— Exercise task —
Print word for word the first line of the listing below and every line after it, through the line with "row_APX, row_CAT, row_GR, row_SOD])". Leave out the pictures and the rest.

— Data block —
▼

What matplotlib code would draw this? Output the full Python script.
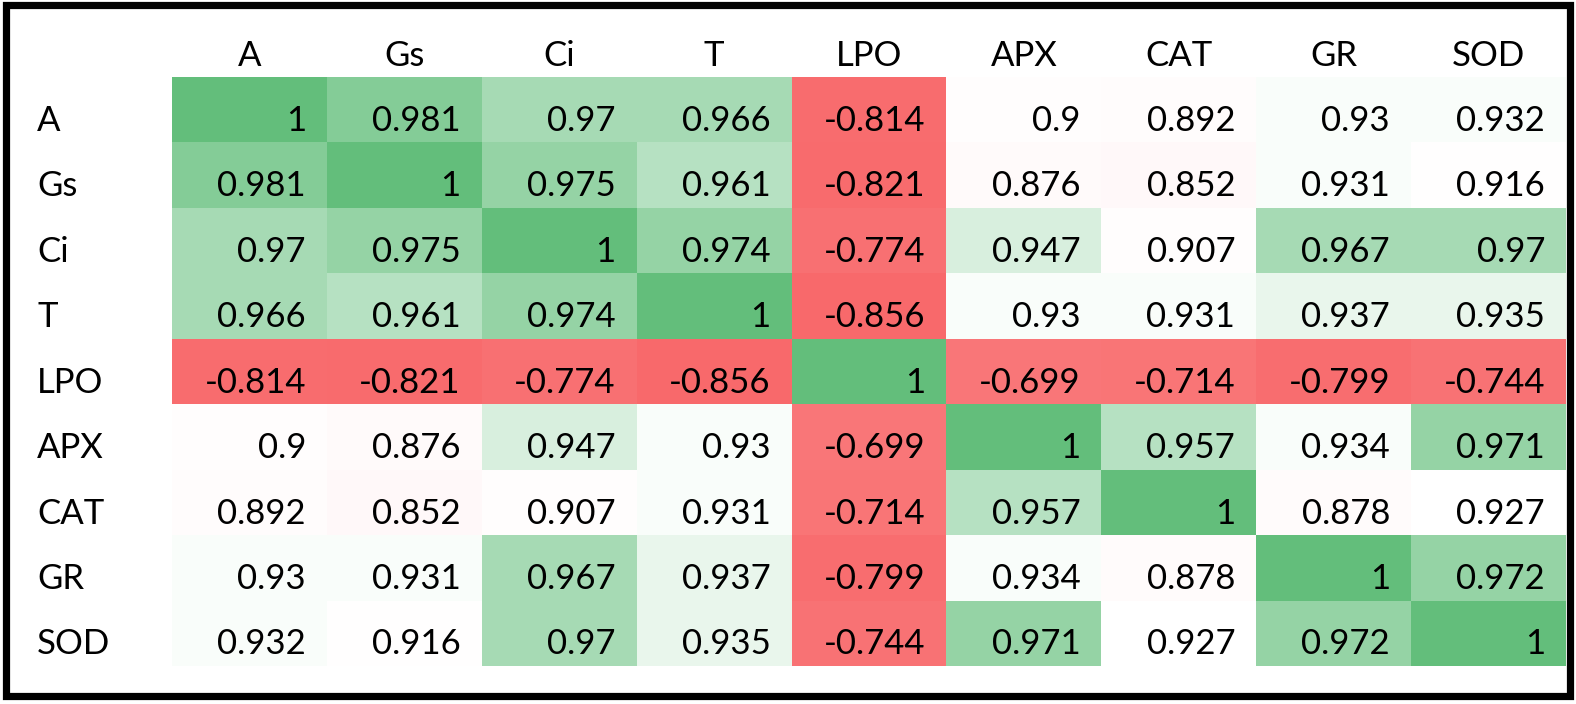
import numpy as np
import matplotlib
matplotlib.use("Agg")
import matplotlib.pyplot as plt
from matplotlib.colors import LinearSegmentedColormap, to_rgb
from matplotlib.patches import Rectangle

# variable names, used for both the header row and the row labels
labels = ["A", "Gs", "Ci", "T", "LPO", "APX", "CAT", "GR", "SOD"]

# correlation values, one list per row
row_A = [1, 0.981, 0.97, 0.966, -0.814, 0.9, 0.892, 0.93, 0.932]
row_Gs = [0.981, 1, 0.975, 0.961, -0.821, 0.876, 0.852, 0.931, 0.916]
row_Ci = [0.97, 0.975, 1, 0.974, -0.774, 0.947, 0.907, 0.967, 0.97]
row_T = [0.966, 0.961, 0.974, 1, -0.856, 0.93, 0.931, 0.937, 0.935]
row_LPO = [-0.814, -0.821, -0.774, -0.856, 1, -0.699, -0.714, -0.799, -0.744]
row_APX = [0.9, 0.876, 0.947, 0.93, -0.699, 1, 0.957, 0.934, 0.971]
row_CAT = [0.892, 0.852, 0.907, 0.931, -0.714, 0.957, 1, 0.878, 0.927]
row_GR = [0.93, 0.931, 0.967, 0.937, -0.799, 0.934, 0.878, 1, 0.972]
row_SOD = [0.932, 0.916, 0.97, 0.935, -0.744, 0.971, 0.927, 0.972, 1]

vals = np.array([row_A, row_Gs, row_Ci, row_T, row_LPO,
                 row_APX, row_CAT, row_GR, row_SOD])

# Excel style 3 colour scale: min red, median white, max green
vmin, vmid, vmax = vals.min(), np.median(vals), vals.max()
red, white, green = to_rgb("#F8696B"), to_rgb("#FFFFFF"), to_rgb("#63BE7B")
pos_mid = (vmid - vmin) / (vmax - vmin)
cmap = LinearSegmentedColormap.from_list(
    "excel3", [(0, red), (pos_mid, white), (1, green)])

plt.rcParams["font.family"] = ["Lato", "DejaVu Sans"]

W, H = 1576, 704
fig = plt.figure(figsize=(W / 100, H / 100), dpi=100)

# grid area in pixels
gx0, gx1, gy0, gy1 = 172, 1566, 77, 666
ax = fig.add_axes([gx0 / W, (H - gy1) / H, (gx1 - gx0) / W, (gy1 - gy0) / H])
n = len(labels)
ax.pcolormesh(np.arange(n + 1), np.arange(n + 1), vals, cmap=cmap,
              vmin=vmin, vmax=vmax, shading="flat")
ax.set_xlim(0, n)
ax.set_ylim(n, 0)
ax.axis("off")

col_w = (gx1 - gx0) / n
row_h = (gy1 - gy0) / n
pad = 21 / col_w          # right padding of numbers
base = 11.5 / row_h       # baseline distance above cell bottom
fs = 25

for i in range(n):
    for j in range(n):
        v = vals[i, j]
        txt = "1" if v == 1 else ("%g" % v)
        ax.text(j + 1 - pad, i + 1 - base, txt, ha="right", va="baseline",
                fontsize=fs, color="black")

# header row and row labels
for k, lab in enumerate(labels):
    ax.text(k + 0.5, -base, lab, ha="center", va="baseline",
            fontsize=fs, clip_on=False)
    ax.text((37 - gx0) / col_w, k + 1 - base, lab, ha="left", va="baseline",
            fontsize=fs, clip_on=False)

# outer frame
fig.patches.append(Rectangle((5.5 / W, 8.5 / H), 1564 / W, 691 / H,
                             transform=fig.transFigure, fill=False,
                             edgecolor="black", linewidth=5.2))

fig.savefig("out.png", dpi=100, facecolor="white")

▲

— Correct response —
What matplotlib code would draw this? Output the full Python script.
import numpy as np
import matplotlib
matplotlib.use("Agg")
import matplotlib.pyplot as plt
from matplotlib.colors import LinearSegmentedColormap, to_rgb
from matplotlib.patches import Rectangle

# variable names, used for both the header row and the row labels
labels = ["A", "Gs", "Ci", "T", "LPO", "APX", "CAT", "GR", "SOD"]

# correlation values, one list per row
row_A = [1, 0.981, 0.97, 0.966, -0.814, 0.9, 0.892, 0.93, 0.932]
row_Gs = [0.981, 1, 0.975, 0.961, -0.821, 0.876, 0.852, 0.931, 0.916]
row_Ci = [0.97, 0.975, 1, 0.974, -0.774, 0.947, 0.907, 0.967, 0.97]
row_T = [0.966, 0.961, 0.974, 1, -0.856, 0.93, 0.931, 0.937, 0.935]
row_LPO = [-0.814, -0.821, -0.774, -0.856, 1, -0.699, -0.714, -0.799, -0.744]
row_APX = [0.9, 0.876, 0.947, 0.93, -0.699, 1, 0.957, 0.934, 0.971]
row_CAT = [0.892, 0.852, 0.907, 0.931, -0.714, 0.957, 1, 0.878, 0.927]
row_GR = [0.93, 0.931, 0.967, 0.937, -0.799, 0.934, 0.878, 1, 0.972]
row_SOD = [0.932, 0.916, 0.97, 0.935, -0.744, 0.971, 0.927, 0.972, 1]

vals = np.array([row_A, row_Gs, row_Ci, row_T, row_LPO,
                 row_APX, row_CAT, row_GR, row_SOD])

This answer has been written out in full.